Sweetgreen: A training ground for the elite

Blop Culture
Blop Culture
Published in
3 min readMay 26, 2019
Photo by Lefteris kallergis on Unsplash

I’ll start this off by saying that I like Sweetgreen. I really do. I like it so much that in the rare moments I decide to acknowledge my piggly wiggly belly pressing up against the waistline of my pants, I convince myself that a bowl of Sweetgreen will make it vamoose! In fact, I like Sweetgreen so much that I proudly strut into the fast-casual chain despite knowing I’ll receive disconcerting looks from other patrons for being a chubby negress.

But alas, like many upper-middle class establishments of our day, Sweetgreen has effectively become a place for the young, beautiful and fairer skinned. And this isn’t hyperbole. If you’ve never been to a Sweetgreen, I implore you to visit one during peak hours. What you’ll see is every fit white woman in a five mile-radius swaying in synchronization as they wait for their bowl of over-priced cabbage.

In all seriousness though, there is a clear dividing line of haves and have nots in a place like Sweetgreen. It’s impossible to not see how white the patrons are versus how colorful the employees are. A counter is the dividing line between the served and servers and it looks a lot like it did 100 years ago.

Photo by Irina on Unsplash

To me, environments like Sweet Green serve as a training ground for how to numb oneself to this divide, if not become comfortable with it. A place where you go to flaunt your sameness and ability to participate in a culture that is, despite its subtlety, elitist. But I say this not as an indictment of others, but as a critique of my own willingness to participate in this culture.

While I’m a chubby negress, I’m fortunate in other ways. I make decent money, have an exciting job at a tech company and casually spend time with very well-known entrepreneurs and celebrities. This is what you’d call privilege and even as a chubby negress, one can have it. Moreover, the pull to participate in this privilege even further is strong, especially when you spend time with individuals who don’t think twice about that privilege.
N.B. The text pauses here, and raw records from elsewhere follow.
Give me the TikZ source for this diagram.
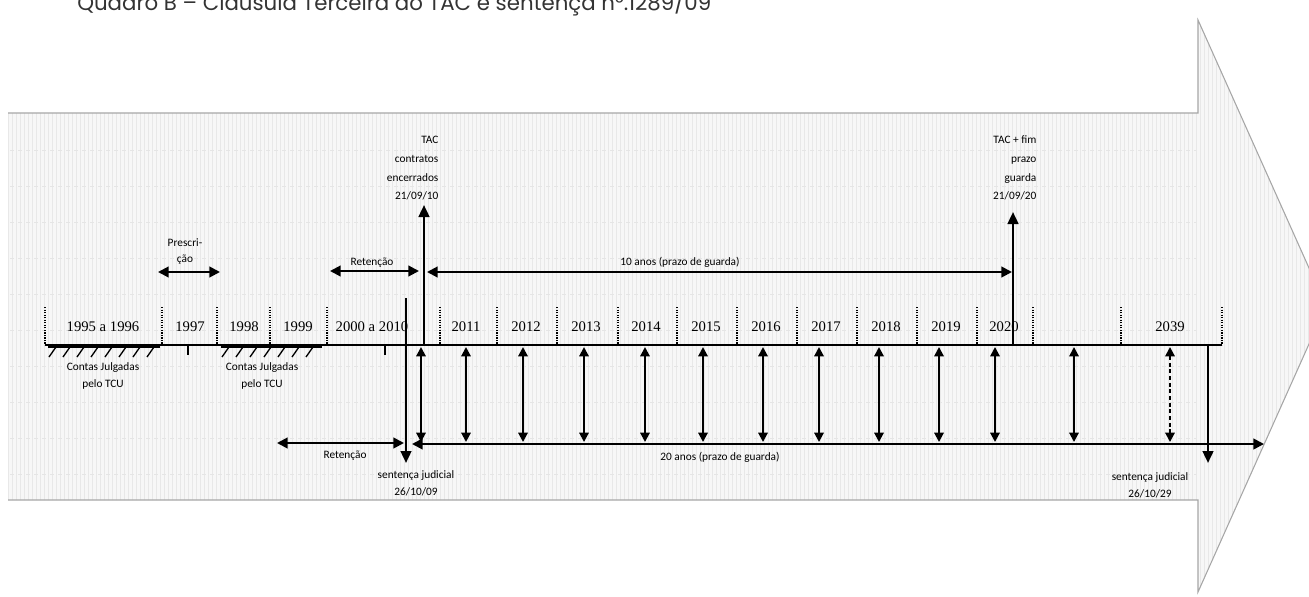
\documentclass[tikz,border=0pt]{standalone}
\usepackage{fontspec}
\setmainfont{Liberation Serif}
\newfontfamily\smallfont{Carlito}
\newfontfamily\titlefont{Poppins}
\usetikzlibrary{arrows.meta,patterns}
\tikzset{
  bgarrow/.style={draw=black!35, line width=0.8pt},
  sep/.style={densely dotted, line width=0.9pt},
  base/.style={line width=1.4pt},
  thick arrow/.style={line width=1.8pt, -{Triangle[length=9pt,width=8pt]}},
  darr/.style={line width=1.5pt, {Triangle[length=7pt,width=7pt]}-{Triangle[length=7pt,width=7pt]}},
  harr/.style={line width=1.6pt, {Triangle[length=8pt,width=8pt]}-{Triangle[length=8pt,width=8pt]}},
  lbl/.style={font=\smallfont\fontsize{8.5}{10}\selectfont, inner sep=1pt, align=center},
  yr/.style={font=\fontsize{11}{12}\selectfont, inner sep=1pt},
  hatch/.style={line width=1pt}
}
\begin{document}
\begin{tikzpicture}[x=0.75pt,y=-0.75pt]
\useasboundingbox (0,0) rectangle (1309,596);
\begin{scope}
\clip (0,0) rectangle (1309,596);
% big background arrow
\fill[black!3] (8,113) -- (1198,113) -- (1198,20) -- (1326,306) -- (1198,592) -- (1198,500) -- (8,500) -- cycle;
\fill[pattern=vertical lines, pattern color=black!9] (8,113) -- (1198,113) -- (1198,20) -- (1326,306) -- (1198,592) -- (1198,500) -- (8,500) -- cycle;
\foreach \yy in {150,186,222,258,294,330,366,402,438,474}
  \draw[black!10, dashed, line width=0.6pt] (10,\yy) -- (1196,\yy);
\draw[bgarrow] (8,113) -- (1198,113) -- (1198,20) -- (1326,306) -- (1198,592) -- (1198,500) -- (8,500);
% title (cut at the top edge, as in the reference)
\node[font=\titlefont\fontsize{16}{17}\selectfont, anchor=base west, inner sep=0pt, text=black!80] (title) at (77,10) {Quadro B – Cláusula Terceira do TAC e sentença n°.1289/09};
\end{scope}

% year table
\coordinate (bl) at (45,345);
\coordinate (br) at (1222,345);
\draw[base] (bl) -- (br);
\foreach \xx in {45,162,217,270,327,440,497,557,618,677,737,797,857,917,977,1033,1121,1222}
  \draw[sep] (\xx,307) -- (\xx,345);
\node[yr] (y1) at (103,327) {1995 a 1996};
\node[yr] (y2) at (190,327) {1997};
\node[yr] (y3) at (244,327) {1998};
\node[yr] (y4) at (298,327) {1999};
\node[yr] (y5) at (372,327) {2000 a 2010};
\node[yr] (y6) at (466,327) {2011};
\node[yr] (y7) at (526,327) {2012};
\node[yr] (y8) at (586,327) {2013};
\node[yr] (y9) at (646,327) {2014};
\node[yr] (y10) at (706,327) {2015};
\node[yr] (y11) at (766,327) {2016};
\node[yr] (y12) at (826,327) {2017};
\node[yr] (y13) at (886,327) {2018};
\node[yr] (y14) at (946,327) {2019};
\node[yr] (y15) at (1004,327) {2020};
\node[yr] (y16) at (1170,327) {2039};

% hatch marks under the line
\foreach \xx in {56,70,84,98,112,126,140,154}
  \draw[hatch] (\xx,347) -- (\xx-7,357);
\draw[hatch] (48,347) -- (160,347);
\foreach \xx in {229,243,257,271,285,299,313}
  \draw[hatch] (\xx,347) -- (\xx-7,357);
\draw[hatch] (221,347) -- (322,347);
\draw[line width=1pt] (188,345) -- (188,355);
\draw[line width=1pt] (385,345) -- (385,355);

\node[lbl] (cj1) at (103,376) {Contas Julgadas\\[3pt]pelo TCU};
\node[lbl] (cj2) at (262,376) {Contas Julgadas\\[3pt]pelo TCU};

% prescricao
\coordinate (pa) at (158,272);
\coordinate (pb) at (220,272);
\draw[harr] (pa) -- (pb);
\node[lbl] (presc) at (185,252) {Prescri-\\[2pt]ção};

% retencao top
\coordinate (ra) at (330,271);
\coordinate (rb) at (419,271);
\draw[harr] (ra) -- (rb);
\node[lbl] (ret1) at (372,263) {Retenção};

% 10 anos
\coordinate (da) at (427,272);
\coordinate (db) at (1012,272);
\draw[harr] (da) -- (db);
\node[lbl] (dez) at (680,262) {10 anos (prazo de guarda)};

% TAC arrows
\coordinate (tac0) at (424,345);
\coordinate (tac1) at (424,205);
\draw[thick arrow] (tac0) -- (tac1);
\node[lbl, align=right, anchor=south east] (tactxt) at (440,202) {TAC\\[4pt]contratos\\[4pt]encerrados\\[4pt]21/09/10};
\coordinate (tf0) at (1013,345);
\coordinate (tf1) at (1013,212);
\draw[thick arrow] (tf0) -- (tf1);
\node[lbl, align=right, anchor=south east] (tftxt) at (1038,202) {TAC + fim\\[4pt]prazo\\[4pt]guarda\\[4pt]21/09/20};

% sentença lines
\coordinate (s0) at (406,298);
\coordinate (s1) at (406,463);
\draw[thick arrow] (s0) -- (s1);
\node[lbl, anchor=north] (sent1) at (416,469) {sentença judicial\\[3pt]26/10/09};
\coordinate (s2) at (1208,345);
\coordinate (s3) at (1208,463);
\draw[thick arrow] (s2) -- (s3);
\node[lbl, anchor=north] (sent2) at (1150,471) {sentença judicial\\[3pt]26/10/29};

% retencao bottom
\coordinate (rc) at (277,443);
\coordinate (rd) at (404,443);
\draw[harr] (rc) -- (rd);
\node[lbl] (ret2) at (345,456) {Retenção};

% 20 anos
\coordinate (va) at (412,444);
\coordinate (vb) at (1264,444);
\draw[harr] (va) -- (vb);
\node[lbl] (vinte) at (720,457) {20 anos (prazo de guarda)};

% vertical double arrows
\foreach \xx in {421,466,523,584,645,703,763,819,879,939,995,1074}
  \draw[darr] (\xx,347) -- (\xx,442);
\draw[darr, densely dashed] (1170,347) -- (1170,442);
\end{tikzpicture}
\end{document}
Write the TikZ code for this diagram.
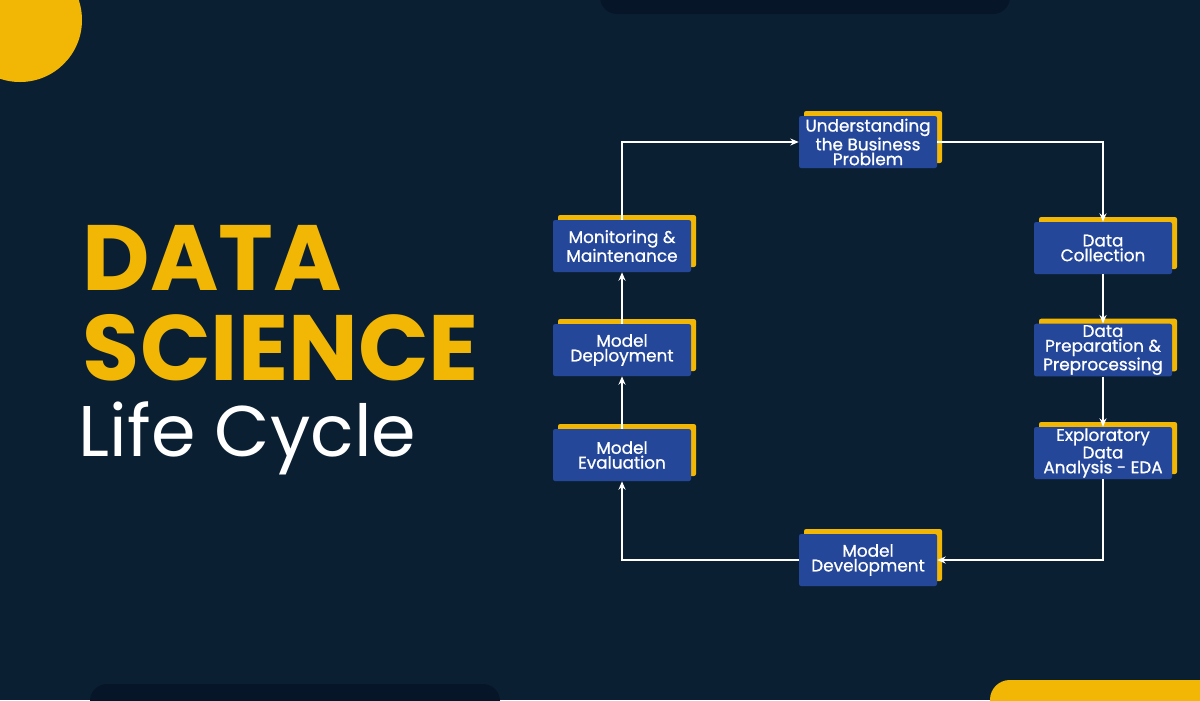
\documentclass[tikz,border=0pt]{standalone}
\usepackage{fontspec}
\setmainfont{Poppins}
\newfontfamily\boxfont[FakeBold=0.9]{Poppins}
\usetikzlibrary{arrows.meta}
\definecolor{bg}{HTML}{0B1F33}
\definecolor{bar}{HTML}{061628}
\definecolor{yel}{HTML}{F2B705}
\definecolor{boxb}{HTML}{24479A}
\begin{document}
\begin{tikzpicture}[x=0.025cm,y=-0.025cm,
  stage/.style={fill=boxb,text=white,minimum width=138*0.025cm,minimum height=52*0.025cm,
    rounded corners=1.5pt,align=center,font=\boxfont\fontsize{12}{10.5}\selectfont,inner sep=1pt,
    preaction={fill=yel,transform canvas={shift={(5*0.025cm,5*0.025cm)}}}},
  conn/.style={white,line width=0.9pt,-{Stealth[length=6pt,width=5pt]}}]
\fill[bg] (0,0) rectangle (1200,700);
\useasboundingbox (0,0) rectangle (1200,700);
\begin{scope}
\clip (0,0) rectangle (1200,700);
\fill[yel] (20,20) circle (62);
\fill[bar,rounded corners=12pt] (600,-30) rectangle (1010,14);
\fill[bar,rounded corners=12pt] (90,684) rectangle (500,730);
\fill[yel,rounded corners=14pt] (990,680) rectangle (1230,740);
\end{scope}
\node[anchor=west,text=yel,font=\fontsize{66}{66}\selectfont\bfseries] at (78,258) {DATA};
\node[anchor=west,text=yel,font=\fontsize{66}{66}\selectfont\bfseries] at (78,348) {SCIENCE};
\node[anchor=west,text=white,font=\fontsize{51}{51}\selectfont] at (74,438) {Life Cycle};
\node[stage] (u) at (868,142) {Understanding\\the Business\\Problem};
\node[stage] (dc) at (1103,248) {Data\\Collection};
\node[stage] (dp) at (1103,350) {Data\\Preparation \&\\Preprocessing};
\node[stage] (eda) at (1103,453) {Exploratory\\Data\\Analysis - EDA};
\node[stage] (md) at (868,560) {Model\\Development};
\node[stage] (me) at (622,455) {Model\\Evaluation};
\node[stage] (mdp) at (622,350) {Model\\Deployment};
\node[stage] (mm) at (622,246) {Monitoring \&\\Maintenance};
\draw[conn] (u.east) -| (dc.north);
\draw[conn] (dc) -- (dp);
\draw[conn] (dp) -- (eda);
\draw[conn] (eda.south) |- (md.east);
\draw[conn] (md.west) -| (me.south);
\draw[conn] (me) -- (mdp);
\draw[conn] (mdp) -- (mm);
\draw[conn] (mm.north) |- (u.west);
\end{tikzpicture}
\end{document}
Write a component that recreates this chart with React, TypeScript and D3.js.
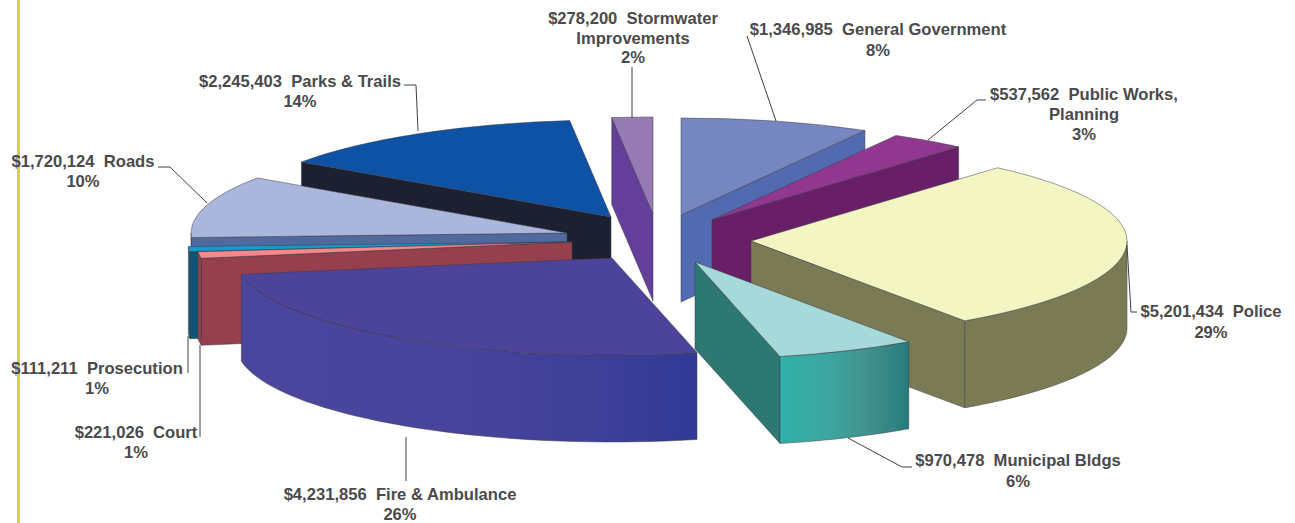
import React from "react";
import * as d3 from "d3";

// Values
const categories = ["General Government", "Public Works", "Police", "Municipal Bldgs", "Fire & Ambulance", "Court", "Prosecution", "Roads", "Parks & Trails", "Stormwater"];
const amounts = ["$1,346,985", "$537,562", "$5,201,434", "$970,478", "$4,231,856", "$221,026", "$111,211", "$1,720,124", "$2,245,403", "$278,200"];
const percents = ["8%", "3%", "29%", "6%", "26%", "1%", "1%", "10%", "14%", "2%"];
// share of the circle each slice takes in the drawing
const sliceShares = [8.14, 3.25, 29.0, 6.0, 25.95, 1.1, 0.85, 10.35, 13.65, 1.75];

const topColors = ["#7686c0", "#91378f", "#f3f6c3", "#a6dada", "#4c449b", "#fa878c", "#149bcd", "#aab6dc", "#0e52a5", "#967ab4"];
const wallColors = ["#526ab0", "#681f68", "#7a7b54", "#2e7873", "#4c449b", "#96404e", "#0f5573", "#50699f", "#1c2030", "#643e9b"];

// Layout
const W = 1295, H = 523, RX = 376, RY = 97, DEPTH = 87;
const apexes: [number, number][] = [[681, 215], [712, 220], [751, 241], [695, 262], [612, 258], [572, 242], [564, 242], [567, 233], [611, 217], [653, 214]];
const drawOrder = [9, 0, 8, 1, 7, 6, 5, 2, 4, 3];
const labelLines: string[][] = [
  [`${amounts[0]}  ${categories[0]}`, percents[0]],
  [`${amounts[1]}  ${categories[1]},`, "Planning", percents[1]],
  [`${amounts[2]}  ${categories[2]}`, percents[2]],
  [`${amounts[3]}  ${categories[3]}`, percents[3]],
  [`${amounts[4]}  ${categories[4]}`, percents[4]],
  [`${amounts[5]}  ${categories[5]}`, percents[5]],
  [`${amounts[6]}  ${categories[6]}`, percents[6]],
  [`${amounts[7]}  ${categories[7]}`, percents[7]],
  [`${amounts[8]}  ${categories[8]}`, percents[8]],
  [`${amounts[9]}  ${categories[9]}`, "Improvements", percents[9]],
];
const labelAnchors: [number, number][] = [[878, 35], [1084, 100], [1211, 317], [1018, 466], [400, 500], [136, 438], [97, 374], [83, 167], [300, 87], [633, 24]];
const lineSteps = [21, 20, 20.5, 21, 19.5, 20, 20, 20, 20, 19.5];
const leaders: [number, number][][] = [
  [[747, 36], [776, 121]],
  [[986, 100], [977, 100], [928, 140]],
  [[1137, 312], [1131, 312], [1127, 245]],
  [[848, 438], [902, 467], [912, 467]],
  [[406, 437], [406, 481]],
  [[200, 345], [200, 437]],
  [[188, 336], [188, 373]],
  [[158, 167], [170, 167], [207, 203]],
  [[404, 85], [416, 85], [418, 131]],
  [[632, 67], [632, 118]],
];
const gradients: Record<number, [number, number, string][]> = {
  3: [[780, 0, "#2fb2a9"], [830, 0, "#3ea5a0"], [870, 0, "#41908c"], [908, 0, "#267d7d"]],
  4: [[243, 0, "#4a469e"], [450, 0, "#48449b"], [600, 0, "#3e3f98"], [697, 0, "#303a96"]],
};

const pieGen = d3.pie<number>().sort(null).value((d) => d);
const arcs = pieGen(sliceShares);
const arcGen = d3.arc<any>().innerRadius(0).outerRadius(RX);
const rimPt = (a: number): [number, number] => [RX * Math.sin(a), -RY * Math.cos(a)];
const lineGen = d3.line<[number, number]>();
const STROKE = "#3c3c44";

function outerWall(start: number, end: number): string | null {
  const a0 = Math.max(start, Math.PI / 2);
  const a1 = Math.min(end, (3 * Math.PI) / 2);
  if (a1 <= a0) return null;
  const angles = d3.range(0, 41).map((i) => a0 + ((a1 - a0) * i) / 40);
  const top = angles.map(rimPt);
  const bottom = angles.slice().reverse().map((a) => {
    const p = rimPt(a);
    return [p[0], p[1] + DEPTH] as [number, number];
  });
  return lineGen([...top, ...bottom]) + "Z";
}

function radialWall(a: number): string {
  const p = rimPt(a);
  return lineGen([[0, 0], p, [p[0], p[1] + DEPTH], [0, DEPTH]]) + "Z";
}

export default function App() {
  return (
    <svg
      width={W}
      height={H}
      viewBox={`0 0 ${W} ${H}`}
      style={{ position: "absolute", left: 0, top: 0, background: "#fff" }}
    >
      <defs>
        {Object.entries(gradients).map(([k, stops]) => {
          const i = +k;
          const x0 = stops[0][0], x1 = stops[stops.length - 1][0];
          return (
            <linearGradient key={k} id={`wall${k}`} gradientUnits="userSpaceOnUse" x1={x0 - apexes[i][0]} x2={x1 - apexes[i][0]} y1={0} y2={0}>
              {stops.map((s, j) => (
                <stop key={j} offset={(s[0] - x0) / (x1 - x0)} stopColor={s[2]} />
              ))}
            </linearGradient>
          );
        })}
      </defs>
      <rect x={17} y={0} width={3} height={H} fill="#d6d246" />
      {drawOrder.map((i) => {
        const arc = arcs[i];
        const [ax, ay] = apexes[i];
        const sVis = arc.startAngle > Math.PI;
        const eVis = arc.endAngle < Math.PI;
        const outer = outerWall(arc.startAngle, arc.endAngle);
        const outerFill = gradients[i] ? `url(#wall${i})` : wallColors[i];
        return (
          <g key={categories[i]} transform={`translate(${ax},${ay})`} strokeLinejoin="round">
            {sVis && <path d={radialWall(arc.startAngle)} fill={wallColors[i]} stroke={STROKE} strokeWidth={0.5} />}
            {eVis && <path d={radialWall(arc.endAngle)} fill={wallColors[i]} stroke={STROKE} strokeWidth={0.5} />}
            {outer && <path d={outer} fill={outerFill} stroke={STROKE} strokeWidth={0.5} />}
            <path
              d={arcGen(arc) as string}
              transform={`scale(1,${RY / RX})`}
              fill={topColors[i]}
              stroke={STROKE}
              strokeWidth={0.5}
              vectorEffect="non-scaling-stroke"
            />
          </g>
        );
      })}
      {leaders.map((pts, i) => (
        <path key={i} d={lineGen(pts) as string} fill="none" stroke="#404040" strokeWidth={1} />
      ))}
      {labelLines.map((lines, i) => (
        <text
          key={i}
          textAnchor="middle"
          fontFamily="'Liberation Sans', Arial, sans-serif"
          fontWeight="bold"
          fontSize={16.6}
          fill="#4a4a4c"
          style={{ whiteSpace: "pre" }}
        >
          {lines.map((t, j) => (
            <tspan key={j} x={labelAnchors[i][0]} y={labelAnchors[i][1] + j * lineSteps[i]}>
              {t}
            </tspan>
          ))}
        </text>
      ))}
    </svg>
  );
}
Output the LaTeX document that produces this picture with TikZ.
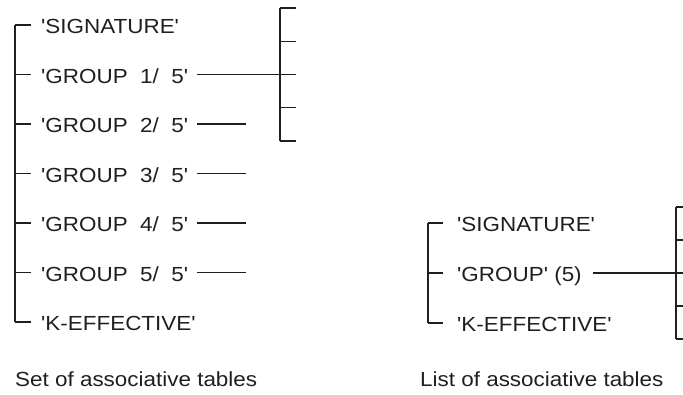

The elitism creeps in slowly and innocently. You order an Uber despite knowing you could just as easily take the train. You order your groceries on Amazon Prime Now instead of doing your own food shopping. And you overspend on a salad at Sweetgreen despite knowing that its creators never really considered you when building the stores’ feng shui.

I say all this to say, that when you can…

Take the train, do your own groceries and make your own fucking salad, and take a break from the various training grounds of elites.